* **What the task requires**
Beginning with the first line, set down every line through the one containing "plt.rcParams['mathtext.it'] = 'Liberation", exactly as it appears, but not the pictures.

* **Raw data**
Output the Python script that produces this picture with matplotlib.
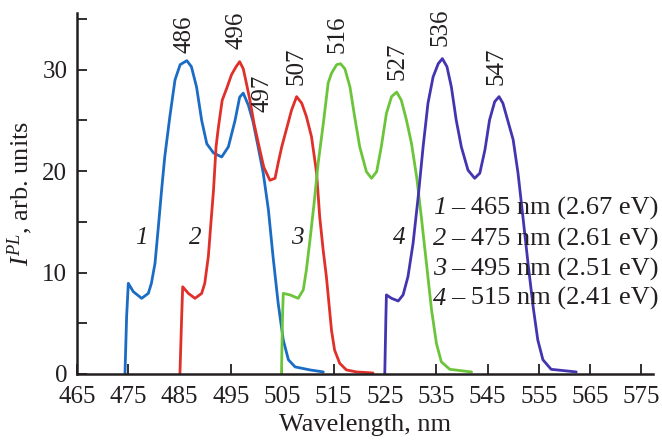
import matplotlib
matplotlib.use("Agg")
import matplotlib.pyplot as plt
from matplotlib.ticker import MultipleLocator, FixedLocator

plt.rcParams['font.family'] = ['Liberation Serif', 'DejaVu Serif']
plt.rcParams['mathtext.fontset'] = 'custom'
plt.rcParams['mathtext.rm'] = 'Liberation Serif'
plt.rcParams['mathtext.it'] = 'Liberation Serif:italic'

# Curve 1 (excitation 465 nm)
x1 = [474.35, 474.67, 475.0, 475.97, 477.6, 478.9, 479.5, 480.2, 480.8, 481.5, 482.1, 483.1, 484.1, 485.1,
      486.4, 487.3, 488.3, 489.3, 490.3, 491.6, 493.2, 494.5, 495.8, 496.7, 497.4, 498.4, 499.3, 500.3,
      501.3, 502.3, 503.2, 504.2, 505.2, 506.2, 507.5, 510.4, 513.0]
y1 = [0.0, 5.65, 8.94, 8.12, 7.46, 7.95, 8.94, 10.9, 14.2, 18.2, 21.4, 25.4, 29.0, 30.5,
      30.9, 30.3, 28.3, 25.0, 22.7, 21.8, 21.4, 22.4, 25.0, 27.3, 27.7, 26.5, 24.9, 22.4,
      19.8, 16.2, 11.6, 7.0, 3.35, 1.4, 0.7, 0.4, 0.2]

# Curve 2 (excitation 475 nm)
x2 = [485.06, 485.4, 485.6, 486.7, 488.0, 489.3, 489.9, 490.6, 491.1, 491.6, 492.1, 492.5, 492.85, 493.3,
      494.2, 495.1, 496.0, 496.7, 497.4, 498.0, 498.7, 499.5, 500.5, 501.4, 502.6, 503.6, 504.2, 504.9,
      505.8, 506.8, 507.8, 508.8, 509.7, 510.7, 511.7, 512.3, 512.98, 513.6, 514.1, 514.6, 515.2, 516.2,
      517.5, 519.5, 522.7]
y2 = [0.0, 5.65, 8.6, 7.95, 7.46, 7.95, 8.94, 11.6, 14.9, 18.1, 22.4, 24.1, 25.4, 27.0,
      28.2, 29.5, 30.3, 30.8, 30.1, 28.7, 27.0, 24.7, 22.4, 20.4, 19.1, 19.3, 20.8, 22.4,
      24.1, 26.0, 27.35, 26.7, 25.4, 23.4, 19.8, 15.5, 12.2, 9.6, 6.97, 4.3, 2.36, 1.05,
      0.4, 0.2, 0.1]

# Curve 3 (excitation 495 nm)
x3 = [504.85, 505.05, 505.2, 506.5, 508.1, 509.1, 509.7, 510.4, 511.2, 512.0, 513.0, 513.95, 514.6, 515.6,
      516.35, 517.2, 518.2, 519.1, 520.1, 521.4, 522.4, 523.4, 524.3, 525.3, 526.3, 527.3, 528.2, 529.2,
      530.2, 531.2, 532.1, 533.1, 534.1, 535.05, 536.0, 537.65, 541.9]
y3 = [0.0, 5.65, 7.95, 7.8, 7.46, 8.3, 10.25, 13.2, 16.8, 20.8, 24.7, 28.7, 29.65, 30.5,
      30.6, 30.1, 28.3, 25.4, 22.4, 19.95, 19.3, 19.95, 22.4, 25.7, 27.35, 27.8, 27.0, 25.05,
      22.7, 19.4, 15.5, 10.9, 6.3, 3.0, 1.2, 0.46, 0.2]

# Curve 4 (excitation 515 nm)
x4 = [524.98, 525.2, 525.3, 526.3, 527.6, 528.55, 529.5, 530.5, 531.5, 532.45, 533.4, 534.4, 535.4, 536.2,
      537.1, 537.96, 538.9, 539.9, 541.2, 542.5, 543.5, 544.5, 545.4, 546.4, 547.25, 548.0, 549.0, 550.0,
      550.95, 551.9, 552.9, 553.9, 554.8, 555.8, 557.4, 562.3]
y4 = [0.0, 5.65, 7.8, 7.46, 7.2, 7.8, 9.6, 12.9, 17.5, 22.4, 26.7, 29.3, 30.6, 31.1,
      30.3, 28.3, 25.05, 22.4, 20.1, 19.3, 19.8, 22.1, 25.05, 26.85, 27.35, 26.7, 24.9, 23.1,
      19.8, 15.5, 10.9, 6.6, 3.35, 1.4, 0.46, 0.2]

colors = ['#1b6cc4', '#e0302a', '#6cc43a', '#4335b0']

peak_labels = ['486', '496', '497', '507', '516', '527', '536', '547']
peak_label_x = [486.0, 496.0, 501.2, 507.8, 515.8, 527.5, 535.9, 546.8]
peak_label_y = [31.7, 32.0, 25.8, 28.5, 31.7, 29.0, 32.3, 28.5]

curve_nums = ['1', '2', '3', '4']
curve_num_x = [477.5, 488.0, 507.9, 527.7]
curve_num_y = [13.4, 13.4, 13.4, 13.4]

legend_lines = ['– 465 nm (2.67 eV)', '– 475 nm (2.61 eV)', '– 495 nm (2.51 eV)', '– 515 nm (2.41 eV)']
legend_y = [16.35, 13.3, 10.35, 7.4]

xticks = list(range(465, 576, 10))

fig = plt.figure(figsize=(6.62, 4.43), dpi=100)
ax = fig.add_axes([0.1163, 0.1558, 0.8697, 0.8149])

for xs, ys, c in zip([x1, x2, x3, x4], [y1, y2, y3, y4], colors):
    ax.plot(xs, ys, color=c, lw=2.0, solid_joinstyle='round', solid_capstyle='round')

ax.set_xlim(465, 577.2)
ax.set_ylim(0, 35.6)

ax.xaxis.set_major_locator(FixedLocator(xticks))
ax.yaxis.set_major_locator(MultipleLocator(10))
ax.yaxis.set_minor_locator(FixedLocator([5, 15, 25, 35]))
ax.tick_params(axis='both', which='both', direction='in', length=7, width=1.3,
               color='#231f20', labelsize=18, labelcolor='#231f20')
ax.tick_params(axis='x', pad=9)
ax.tick_params(axis='y', pad=7)

for s in ['top', 'right']:
    ax.spines[s].set_visible(False)
for s in ['left', 'bottom']:
    ax.spines[s].set_linewidth(1.8)
    ax.spines[s].set_color('#231f20')

ax.set_xlabel('Wavelength, nm', fontsize=19, color='#231f20', labelpad=4)
ax.set_ylabel(r'$I^{PL}$, arb. units', fontsize=19, color='#231f20', labelpad=5)

for t, xx, yy in zip(peak_labels, peak_label_x, peak_label_y):
    ax.text(xx, yy, t, rotation=90, ha='center', va='bottom', fontsize=18, color='#231f20')

for t, xx, yy in zip(curve_nums, curve_num_x, curve_num_y):
    ax.text(xx, yy, t, ha='center', va='center', fontsize=18, style='italic', color='#231f20')

for n, t, yy in zip(curve_nums, legend_lines, legend_y):
    ax.text(534.3, yy, n, ha='left', va='center', fontsize=19, style='italic', color='#231f20')
    ax.text(537.9, yy, t, ha='left', va='center', fontsize=19, color='#231f20')

fig.savefig('out.png', dpi=100)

* **Correct response**
Output the Python script that produces this picture with matplotlib.
import matplotlib
matplotlib.use("Agg")
import matplotlib.pyplot as plt
from matplotlib.ticker import MultipleLocator, FixedLocator

plt.rcParams['font.family'] = ['Liberation Serif', 'DejaVu Serif']
plt.rcParams['mathtext.fontset'] = 'custom'
plt.rcParams['mathtext.rm'] = 'Liberation Serif'
plt.rcParams['mathtext.it'] = 'Liberation Serif:italic'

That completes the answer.